The decision argued at great length that WKA met the qualification for both NBC & 14th Amendment. In fact, the court said that the NBC clause and the 14th were using the exact same criteria for citizenship.
“The real object of the Fourteenth Amendment of the Constitution, in qualifying the words, “All persons born in the United States” by the addition “and subject to the jurisdiction thereof,” would appear to have been to exclude, by the fewest and fittest words (besides children of members of the Indian tribes, standing in a peculiar relation to the National Government, unknown to the common law), the two classes of cases — children born of alien enemies in hostile occupation and children of diplomatic representatives of a foreign State — both of which, as has already been shown, by the law of England and by our own law from the time of the first settlement of the English colonies in America, had been recognized exceptions to the fundamental rule of citizenship by birth within the country.
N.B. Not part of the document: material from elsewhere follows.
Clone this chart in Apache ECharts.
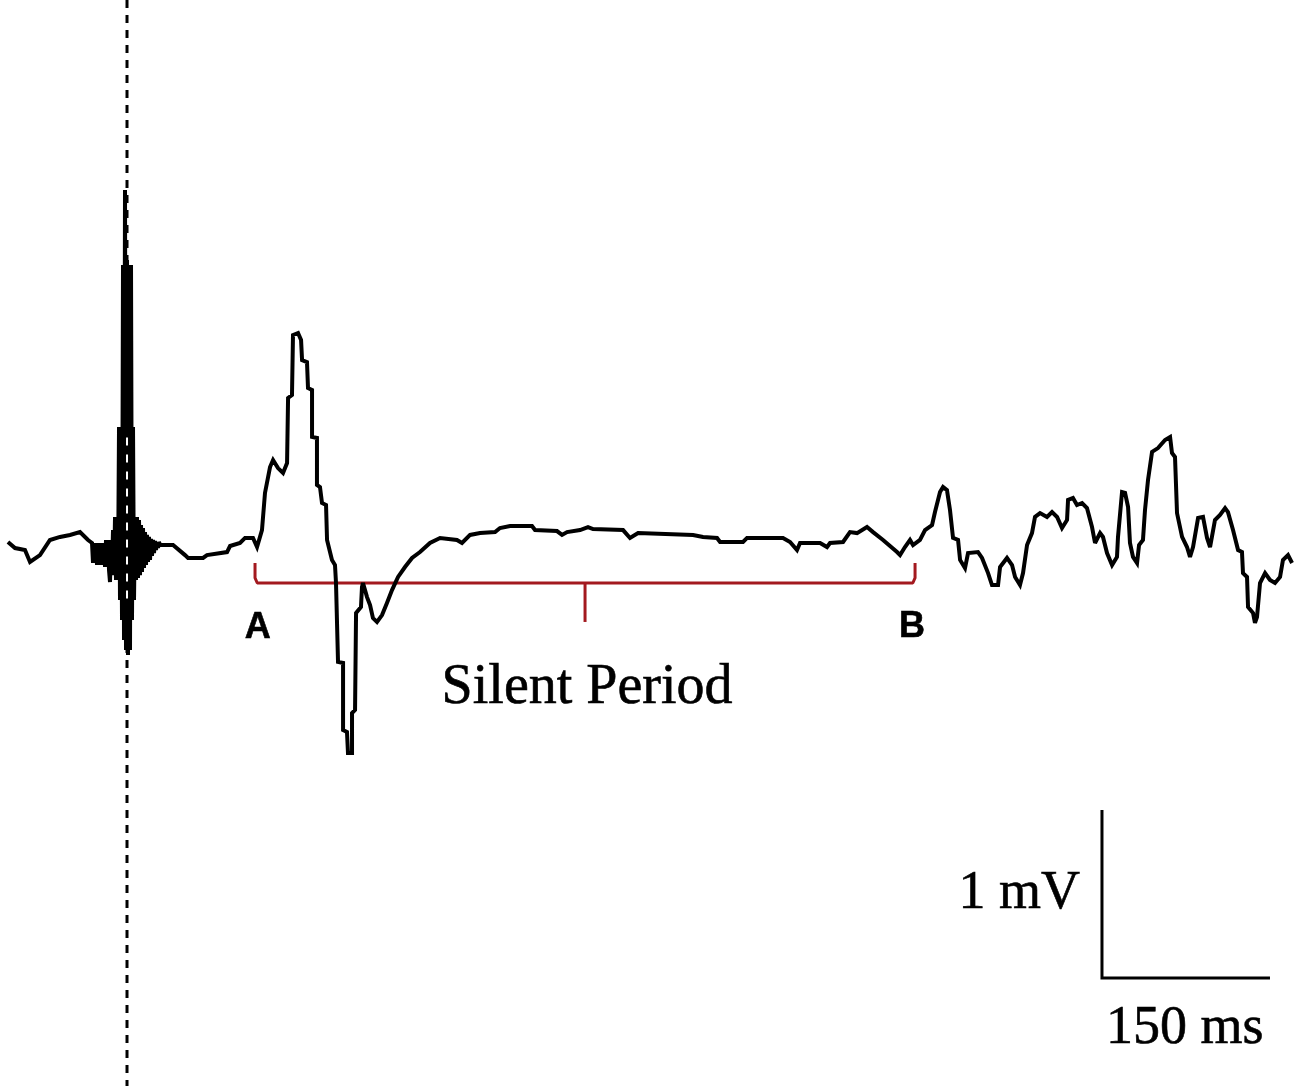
<!DOCTYPE html>
<html>
<head>
<meta charset="utf-8">
<script src="https://cdn.jsdelivr.net/npm/echarts@6/dist/echarts.min.js"></script>
<style>
html,body{margin:0;padding:0;background:#fff;}
#chart{width:1300px;height:1086px;}
</style>
</head>
<body>
<div id="chart"></div>
<script>
// EMG trace: time (ms, stimulus at 0) and amplitude (mV)
const timeMs = [
-106.3,-100.0,-91.1,-86.6,-77.7,-68.8,-59.8,-50.9,-42.0,-34.8,
-31.25,-30.36,-29.46,-28.57,-27.68,-26.79,-25.89,-25.0,-24.11,-23.21,-22.32,-21.43,-20.54,-19.64,-18.75,-17.86,-16.96,-16.07,-15.18,-14.29,-13.39,-12.5,-11.61,-10.71,-9.82,-8.93,-8.04,-7.14,-6.25,-5.36,-4.46,-3.57,-2.68,-1.79,-0.89,0,0.89,1.79,2.68,3.57,4.46,5.36,6.25,7.14,8.04,8.93,9.82,10.71,11.61,12.5,13.39,14.29,15.18,16.07,16.96,17.86,18.75,19.64,20.54,21.43,22.32,23.21,24.11,25.0,25.89,26.79,27.68,28.57,29.46,
41.1,51.8,54.5,67.9,71.4,89.3,92.0,100.9,105.4,112.5,116.1,
120.5,123.2,127.7,130.4,134.8,139.3,142.9,143.8,147.3,148.2,152.7,155.4,156.3,160.7,161.6,165.2,165.2,169.6,169.6,172.3,174.1,177.7,178.6,
183.0,185.7,186.6,188.4,192.9,192.9,196.4,197.3,200.9,200.9,203.6,204.5,208.9,209.8,210.7,214.3,217.0,219.6,223.2,227.7,232.1,236.6,242.0,248.2,254.5,261.6,270.5,279.5,
294.6,299.1,306.3,315.2,328.6,333.0,342.0,361.6,364.3,383.9,388.4,392.9,404.5,411.6,416.1,442.9,449.1,456.3,505.4,514.3,526.8,529.5,550.0,553.6,585.7,592.0,598.2,600.9,618.8,625.0,627.7,639.3,645.5,651.8,660.7,666.1,675.0,687.5,690.2,694.6,699.1,701.8,708.0,
712.5,718.8,721.4,725.9,728.6,732.1,734.8,737.5,742.0,743.8,748.2,750.9,759.8,763.4,768.8,772.3,777.7,779.5,785.7,790.2,792.9,797.3,800.0,803.6,808.0,810.7,815.2,821.4,825.9,830.4,834.8,839.3,840.2,844.6,848.2,852.7,857.1,861.6,864.3,868.8,871.4,875.0,879.5,883.9,884.8,888.4,891.1,893.8,895.5,898.2,901.8,903.6,907.1,908.9,911.6,915.2,920.5,926.8,931.3,933.0,935.7,937.5,942.0,946.4,949.1,951.8,956.3,960.7,964.3,967.0,971.4,975.9,980.4,983.0,987.5,992.0,995.5,996.4,1000.0,1000.9,1005.4,1007.1,1008.9,1011.6,1016.1,1020.5,1025.0,1029.5,1032.1,1036.6,1040.2
];
const ampMv = [
0.018,-0.018,-0.030,-0.101,-0.060,0.030,0.048,0.060,0.077,0.030,
0.012,-0.107,0.012,-0.107,0.012,-0.119,0.012,-0.107,0.012,-0.119,0.012,-0.107,0.012,-0.131,0.030,-0.131,0.030,-0.149,-0.220,0.030,-0.149,0.089,-0.179,0.167,-0.208,0.167,-0.208,0.702,-0.327,0.702,-0.446,1.667,-0.565,2.113,-0.625,1.696,-0.655,1.667,-0.625,1.667,-0.446,0.702,-0.327,0.167,-0.208,0.167,-0.196,0.149,-0.179,0.119,-0.161,0.101,-0.137,0.077,-0.119,0.060,-0.101,0.048,-0.089,0.036,-0.065,0.030,-0.048,0.024,-0.030,0.018,-0.018,0.018,0,
0,-0.060,-0.077,-0.077,-0.060,-0.042,-0.006,0.012,0.042,0.042,-0.012,
0.089,0.310,0.464,0.506,0.458,0.429,0.488,0.875,0.893,1.250,1.262,1.220,1.101,1.089,0.935,0.923,0.643,0.637,0.357,0.345,0.250,0.238,0.030,
-0.089,-0.119,-0.226,-0.696,-0.702,-1.101,-1.113,-1.238,-1.238,-1.000,-0.982,-0.405,-0.369,-0.250,-0.226,-0.310,-0.357,-0.435,-0.458,-0.417,-0.345,-0.268,-0.190,-0.131,-0.077,-0.042,0.012,0.042,
0.030,0.012,0.060,0.071,0.077,0.101,0.113,0.113,0.089,0.083,0.060,0.077,0.089,0.107,0.095,0.089,0.042,0.071,0.060,0.048,0.042,0.018,0.018,0.042,0.042,0.018,-0.030,0.012,0.012,-0.012,0.012,0.018,0.077,0.071,0.107,0.077,0.030,-0.042,-0.060,-0.012,0.030,0,0.030,
0.089,0.119,0.196,0.315,0.345,0.327,0.208,0.042,0.030,-0.089,-0.137,-0.048,-0.042,-0.077,-0.167,-0.238,-0.238,-0.131,-0.077,-0.119,-0.190,-0.238,-0.167,0,0.071,0.167,0.190,0.167,0.196,0.167,0.101,0.149,0.268,0.280,0.238,0.250,0.220,0.107,0.012,0.071,0.048,-0.048,-0.119,-0.071,0.048,0.315,0.310,0.226,0.012,-0.071,-0.107,0,0.030,0.208,0.387,0.554,0.577,0.625,0.643,0.548,0.524,0.190,0.048,-0.012,-0.071,-0.012,0.161,0.167,0.042,-0.012,0.149,0.179,0.220,0.196,0.089,-0.030,-0.042,-0.167,-0.190,-0.369,-0.405,-0.464,-0.429,-0.226,-0.167,-0.208,-0.226,-0.190,-0.089,-0.060,-0.107
];

// Silent period bracket (A to B), ms
const silentStart = 114.3;
const silentEnd = 703.6;
const bracketTopMv = -0.107;
const bracketMv = -0.226;
const bracketTipMv = -0.458;

// Scale bar: 150 ms by 1 mV
const scaleBarMs = 150;
const scaleBarMv = 1;
const scaleOrigin = [870.5, -2.577];

const labels = {
  a: 'A', b: 'B', silent: 'Silent Period', mv: '1 mV', ms: '150 ms'
};

const X_MIN = -113.4, X_MAX = 1047.3, Y_MIN = -3.220, Y_MAX = 3.244;

const trace = timeMs.map((t, i) => [t, ampMv[i]]);

const chart = echarts.init(document.getElementById('chart'), null, {renderer: 'canvas'});
const red = '#a3191f';
const serif = '"Liberation Serif", "Times New Roman", serif';
const sans = '"Liberation Sans", Arial, sans-serif';

const bracket = [
  [silentStart, bracketTopMv], [silentStart, bracketMv + 0.03], [silentStart + 2, bracketMv],
  [silentEnd - 2, bracketMv], [silentEnd, bracketMv + 0.03], [silentEnd, bracketTopMv]
];
const mid = (silentStart + silentEnd) / 2;

function lbl(text, family, size, weight, align) {
  return {show: true, formatter: text, fontFamily: family, fontSize: size, fontWeight: weight,
          color: '#000', opacity: 1, textBorderColor: '#000', textBorderWidth: 0.6,
          align: align, verticalAlign: 'middle', position: 'inside'};
}

chart.setOption({
  animation: false,
  backgroundColor: '#ffffff',
  grid: {left: 0, right: 0, top: 0, bottom: 0},
  xAxis: {type: 'value', min: X_MIN, max: X_MAX, show: false},
  yAxis: {type: 'value', min: Y_MIN, max: Y_MAX, show: false},
  series: [
    { // stimulus marker
      type: 'line', z: 1, symbol: 'none', silent: true,
      data: [[0, Y_MAX], [0, Y_MIN]],
      lineStyle: {color: '#000', width: 3, type: [8, 7]}
    },
    { // bracket
      type: 'line', z: 2, symbol: 'none', silent: true,
      data: bracket,
      lineStyle: {color: red, width: 3}
    },
    {
      type: 'line', z: 2, symbol: 'none', silent: true,
      data: [[mid, bracketMv], [mid, bracketTipMv]],
      lineStyle: {color: red, width: 3}
    },
    { // EMG trace
      type: 'line', z: 3, symbol: 'none', silent: true,
      data: trace,
      lineStyle: {color: '#000', width: 4, join: 'miter', miterLimit: 3}
    },
    { // dashed marker seen through the artifact
      type: 'line', z: 4, symbol: 'none', silent: true,
      data: [[0, 0.64], [0, -0.33]],
      lineStyle: {color: '#fff', width: 2, type: [8, 9]}
    },
    { // scale bar
      type: 'line', z: 2, symbol: 'none', silent: true,
      data: [[scaleOrigin[0], scaleOrigin[1] + scaleBarMv], scaleOrigin, [scaleOrigin[0] + scaleBarMs, scaleOrigin[1]]],
      lineStyle: {color: '#000', width: 3, join: 'miter'}
    },
    { // text labels
      type: 'scatter', z: 5, symbolSize: 1, silent: true,
      itemStyle: {color: 'rgba(0,0,0,0)'},
      data: [
        {value: [silentStart + 2.5, -0.494], label: lbl(labels.a, sans, 36, 'bold', 'center')},
        {value: [silentEnd - 2.7, -0.488], label: lbl(labels.b, sans, 36, 'bold', 'center')},
        {value: [mid + 1.8, -0.851], label: lbl(labels.silent, serif, 56, 'normal', 'center')},
        {value: [scaleOrigin[0] - 19.6, scaleOrigin[1] + scaleBarMv / 2], label: lbl(labels.mv, serif, 54, 'normal', 'right')},
        {value: [scaleOrigin[0] + 74, scaleOrigin[1] - 0.304], label: lbl(labels.ms, serif, 54, 'normal', 'center')}
      ]
    }
  ]
});
</script>
</body>
</html>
Calvin’s Case, 7 Rep. 1, 18b; Cockburn on Nationality, 7; Dicey Conflict of Laws, 177; Inglis v. Sailors’ Snug Harbor, 3 Pet. 99, 155; 2 Kent Com. 39, 42.
The principles upon which each of those exceptions rests were long ago distinctly stated by this court. [p683]”
If the set of people who are NBC is the exact same as the set of people who are 14th Amendment citizens, then the terms are equivalent.